Minimising uncertainty in long-term prediction of bridge element

Purpose - Successful bridge management system (BMS) development requires a reliable bridge deterioration model, which is the most crucial component in a BMS. Historical condition ratings obtained from biennial bridge inspections are a major source for predicting future bridge deterioration in BMSs. However, historical condition ratings are very limited in most bridge agencies, thus posing a major barrier for predicting reliable future bridge performance. The purpose of this paper is to present a preliminary study as part of a long-term research on the development of a reliable bridge deterioration model using advanced Artificial Intelligence (AI) techniques. Design/methodology/approach - This proposed study aims to develop a reliable deterioration model. The development work consists of two major Stages: stage 1 - generating unavailable bridge element condition rating records using the Backward Prediction Model (BPM). This helps to provide sufficient historical deterioration patterns for each element; and stage 2 - predicting long-term condition ratings based on the outcome of Stage 1 using time delay neural networks (TDNNs).
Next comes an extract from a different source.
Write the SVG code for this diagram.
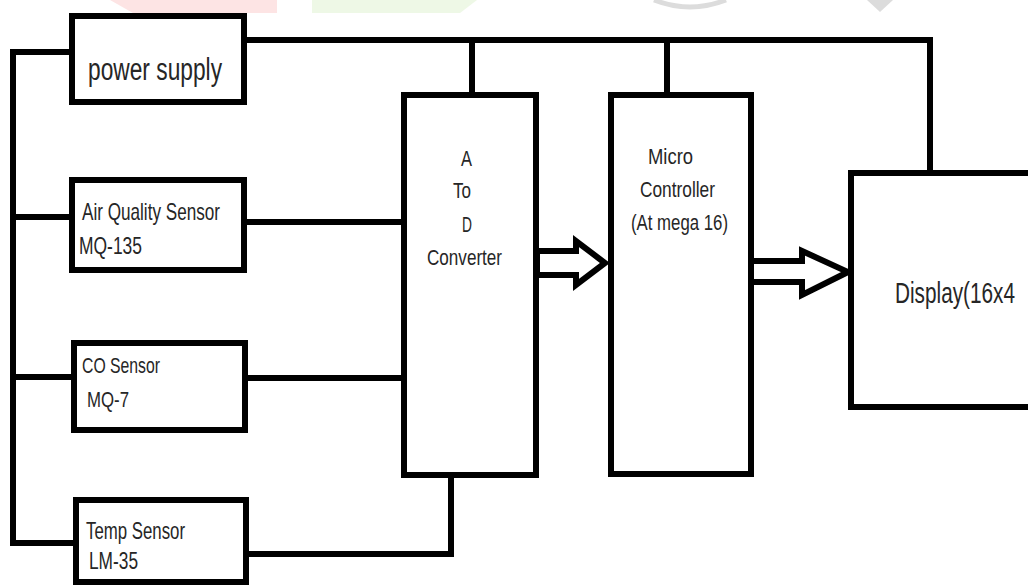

Findings - Long-term prediction using proposed method can also be expressed in the same form of inspection records - element quantities of each bridge element can be predicted. The proposed AI-based deterioration model does not ignore critical failure risks in small number of bridge elements in low condition states (CSs). This implies that the risk in long-term predictions can be reduced. Originality/value - The proposed methodology aims to utilise limited bridge inspection records over a short period to predict large datasets spanning over a much longer time period for a reliable, accurate and efficient long-term bridge deterioration model. Typical uncertainty, due to the limitation of overall condition rating (OCR) method, can be minimised in long-term predictions using limited inspection records.